__Goal__
Pictures are not part of the copy. Retype the lines from the first one through the line that contains "String(i + 1));".

— BEGIN Data block —

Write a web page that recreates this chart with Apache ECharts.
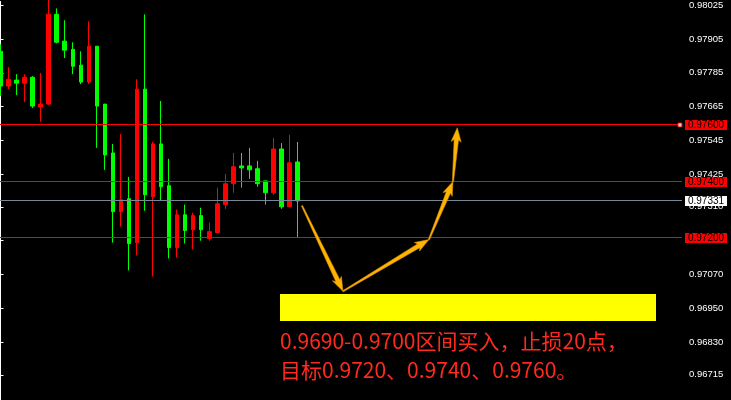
<!DOCTYPE html>
<html><head><meta charset="utf-8">
<script src="https://cdn.jsdelivr.net/npm/echarts@6/dist/echarts.min.js"></script>
<style>html,body{margin:0;padding:0;background:#000;}#c{width:731px;height:400px;}</style>
</head><body><div id="c"></div>
<script>
// ---- data ----
const opens  = [0.97861,0.97738,0.97759,0.97748,0.97769,0.97664,0.97674,0.97992,0.97897,0.97868,0.97812,0.97752,0.97879,0.97674,0.97501,0.97293,0.97339,0.97183,0.97727,0.97346,0.97533,0.97385,0.97166,0.97282,0.97229,0.97279,0.97198,0.97219,0.97318,0.97392,0.97455,0.97455,0.97445,0.97402,0.97360,0.97515,0.97310,0.97469];
const closes = [0.97738,0.97762,0.97748,0.97769,0.97667,0.97674,0.97992,0.97893,0.97865,0.97808,0.97752,0.97879,0.97667,0.97494,0.97293,0.97335,0.97180,0.97727,0.97353,0.97533,0.97381,0.97166,0.97282,0.97226,0.97279,0.97229,0.97222,0.97321,0.97392,0.97452,0.97448,0.97441,0.97392,0.97360,0.97515,0.97310,0.97466,0.97331];
const lows   = [0.97702,0.97727,0.97706,0.97681,0.97660,0.97611,0.97671,0.97889,0.97837,0.97780,0.97745,0.97745,0.97519,0.97441,0.97183,0.97240,0.97085,0.97138,0.97296,0.97063,0.97332,0.97127,0.97130,0.97180,0.97159,0.97190,0.97190,0.97219,0.97303,0.97360,0.97378,0.97409,0.97381,0.97318,0.97353,0.97303,0.97310,0.97201];
const highs  = [0.97886,0.97805,0.97780,0.97780,0.97773,0.97784,0.98050,0.98013,0.97971,0.97893,0.97861,0.97967,0.97879,0.97674,0.97533,0.97568,0.97416,0.97762,0.97992,0.97540,0.97685,0.97480,0.97300,0.97318,0.97289,0.97307,0.97254,0.97378,0.97427,0.97501,0.97501,0.97519,0.97473,0.97402,0.97554,0.97536,0.97565,0.97540];
const barSlots = 86; // visible bar slots on the chart (38 candles + empty space)
const categories = Array.from({length: barSlots}, (_, i) => String(i + 1));

const yTickValues = [0.98025,0.97905,0.97785,0.97665,0.97545,0.97425,0.97310,0.97190,0.97070,0.96950,0.96830,0.96715];
const yMin = 0.966258, yMax = 0.980377;

const levelLines = [0.97600, 0.97400, 0.97200];
const currentPrice = 0.97331;

const zoneX = [34.81, 81.63];
const zoneY = [0.97003, 0.96906];

const arrowPathX = [37.55, 42.65, 53.36, 56.35, 56.89];
const arrowPathY = [0.97314, 0.97011, 0.97194, 0.97400, 0.97590];

const handleX = [84.62], handleY = [0.97600];

const textLine1 = '0.9690-0.9700区间买入，止损20点，';
const textLine2 = '目标0.9720、0.9740、0.9760。';

// ---- build ----
const candleData = opens.map((o, i) => [o, closes[i], lows[i], highs[i]]);
const arrowSegs = [];
for (let i = 0; i < arrowPathX.length - 1; i++) arrowSegs.push([arrowPathX[i], arrowPathY[i], arrowPathX[i+1], arrowPathY[i+1]]);
const levelData = levelLines.map(v => [0, v, 0]).concat([[0, currentPrice, 1]]);

const chart = echarts.init(document.getElementById('c'), null, {renderer: 'canvas'});
const fmt = v => Number(v).toFixed(5);
const labelFont = 'Liberation Sans, Arial, sans-serif';
const cjkFont = '"Noto Sans CJK SC", sans-serif';

chart.setOption({
  animation: false,
  backgroundColor: '#000000',
  grid: {left: 0.5, right: 48, top: 0, bottom: 0, containLabel: false},
  xAxis: [
    {type: 'category', data: categories, boundaryGap: false, show: false},
    {type: 'value', min: 0, max: barSlots - 1, show: false}
  ],
  yAxis: {
    type: 'value', position: 'right', min: yMin, max: yMax, scale: true,
    splitLine: {show: false},
    axisLine: {show: true, lineStyle: {color: '#ffffff', width: 1}},
    axisTick: {show: true, customValues: yTickValues, length: 3, lineStyle: {color: '#ffffff'}},
    axisLabel: {customValues: yTickValues, color: '#ffffff', fontSize: 9.5, fontFamily: labelFont, margin: 6, formatter: fmt}
  },
  graphic: [
    {type: 'text', left: 280, top: 331, style: {text: textLine1, fill: '#ff2a1e', fontSize: 21, fontFamily: cjkFont}},
    {type: 'text', left: 280, top: 360, style: {text: textLine2, fill: '#ff2a1e', fontSize: 21, fontFamily: cjkFont}}
  ],
  series: [
    {
      type: 'candlestick', xAxisIndex: 0, yAxisIndex: 0, clip: false,
      data: candleData, barWidth: 4,
      itemStyle: {color: '#ff0000', color0: '#00ff00', borderColor: '#ff0000', borderColor0: '#00ff00', borderWidth: 1}
    },
    {
      type: 'custom', xAxisIndex: 1, yAxisIndex: 0, clip: false,
      data: [[zoneX[0], zoneY[0], zoneX[1], zoneY[1]]],
      renderItem: (params, api) => {
        const a = api.coord([api.value(0), api.value(1)]);
        const b = api.coord([api.value(2), api.value(3)]);
        return {type: 'rect', shape: {x: Math.round(a[0]), y: Math.round(a[1]), width: Math.round(b[0] - a[0]), height: Math.round(b[1] - a[1])}, style: {fill: '#ffff00'}};
      }
    },
    {
      type: 'custom', xAxisIndex: 1, yAxisIndex: 0, clip: false, z: 4,
      data: levelData,
      encode: {x: 0, y: 1},
      renderItem: (params, api) => {
        const cs = params.coordSys;
        const v = api.value(1), kind = api.value(2);
        const row = Math.round(api.coord([0, v])[1] - 0.5);
        const right = Math.round(cs.x + cs.width) - 1;
        const tagX = right + 3;
        return {type: 'group', children: [
          {type: 'rect', shape: {x: 0, y: row, width: right, height: 1}, style: {fill: kind ? '#778899' : '#ff0000'}},
          {type: 'rect', shape: {x: tagX, y: row - 4, width: 42, height: 10}, style: {fill: kind ? '#ffffff' : '#ff0000'}},
          {type: 'text', x: tagX + 21, y: row + 1.5, style: {text: fmt(v), fill: '#000000', fontSize: 10, fontFamily: labelFont, align: 'center', verticalAlign: 'middle'}}
        ]};
      }
    },
    {
      type: 'custom', xAxisIndex: 1, yAxisIndex: 0, clip: false, z: 5,
      data: arrowSegs,
      renderItem: (params, api) => {
        const p0 = api.coord([api.value(0), api.value(1)]);
        const p1 = api.coord([api.value(2), api.value(3)]);
        const dx = p1[0] - p0[0], dy = p1[1] - p0[1];
        const L = Math.hypot(dx, dy);
        const ux = dx / L, uy = dy / L, nx = -uy, ny = ux;
        const headLen = 12, headHalf = 5, shaftEnd = 2.2, shaftStart = 0.6;
        const bx = p1[0] - ux * headLen, by = p1[1] - uy * headLen;
        const pts = [
          [p0[0] + nx * shaftStart, p0[1] + ny * shaftStart],
          [bx + nx * shaftEnd, by + ny * shaftEnd],
          [bx + nx * headHalf - ux * 2, by + ny * headHalf - uy * 2],
          [p1[0], p1[1]],
          [bx - nx * headHalf - ux * 2, by - ny * headHalf - uy * 2],
          [bx - nx * shaftEnd, by - ny * shaftEnd],
          [p0[0] - nx * shaftStart, p0[1] - ny * shaftStart]
        ];
        return {type: 'polygon', shape: {points: pts}, style: {fill: '#ffb400', stroke: '#e09000', lineWidth: 0.6}};
      }
    },
    {
      type: 'scatter', xAxisIndex: 1, yAxisIndex: 0, z: 6, silent: true,
      data: handleX.map((x, i) => [x, handleY[i]]),
      symbol: 'rect', symbolSize: 4,
      itemStyle: {color: '#ffffff', borderColor: '#ff0000', borderWidth: 1}
    }
  ]
});
</script>
</body></html>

— END Data block —

__Full output__
Write a web page that recreates this chart with Apache ECharts.
<!DOCTYPE html>
<html><head><meta charset="utf-8">
<script src="https://cdn.jsdelivr.net/npm/echarts@6/dist/echarts.min.js"></script>
<style>html,body{margin:0;padding:0;background:#000;}#c{width:731px;height:400px;}</style>
</head><body><div id="c"></div>
<script>
// ---- data ----
const opens  = [0.97861,0.97738,0.97759,0.97748,0.97769,0.97664,0.97674,0.97992,0.97897,0.97868,0.97812,0.97752,0.97879,0.97674,0.97501,0.97293,0.97339,0.97183,0.97727,0.97346,0.97533,0.97385,0.97166,0.97282,0.97229,0.97279,0.97198,0.97219,0.97318,0.97392,0.97455,0.97455,0.97445,0.97402,0.97360,0.97515,0.97310,0.97469];
const closes = [0.97738,0.97762,0.97748,0.97769,0.97667,0.97674,0.97992,0.97893,0.97865,0.97808,0.97752,0.97879,0.97667,0.97494,0.97293,0.97335,0.97180,0.97727,0.97353,0.97533,0.97381,0.97166,0.97282,0.97226,0.97279,0.97229,0.97222,0.97321,0.97392,0.97452,0.97448,0.97441,0.97392,0.97360,0.97515,0.97310,0.97466,0.97331];
const lows   = [0.97702,0.97727,0.97706,0.97681,0.97660,0.97611,0.97671,0.97889,0.97837,0.97780,0.97745,0.97745,0.97519,0.97441,0.97183,0.97240,0.97085,0.97138,0.97296,0.97063,0.97332,0.97127,0.97130,0.97180,0.97159,0.97190,0.97190,0.97219,0.97303,0.97360,0.97378,0.97409,0.97381,0.97318,0.97353,0.97303,0.97310,0.97201];
const highs  = [0.97886,0.97805,0.97780,0.97780,0.97773,0.97784,0.98050,0.98013,0.97971,0.97893,0.97861,0.97967,0.97879,0.97674,0.97533,0.97568,0.97416,0.97762,0.97992,0.97540,0.97685,0.97480,0.97300,0.97318,0.97289,0.97307,0.97254,0.97378,0.97427,0.97501,0.97501,0.97519,0.97473,0.97402,0.97554,0.97536,0.97565,0.97540];
const barSlots = 86; // visible bar slots on the chart (38 candles + empty space)
const categories = Array.from({length: barSlots}, (_, i) => String(i + 1));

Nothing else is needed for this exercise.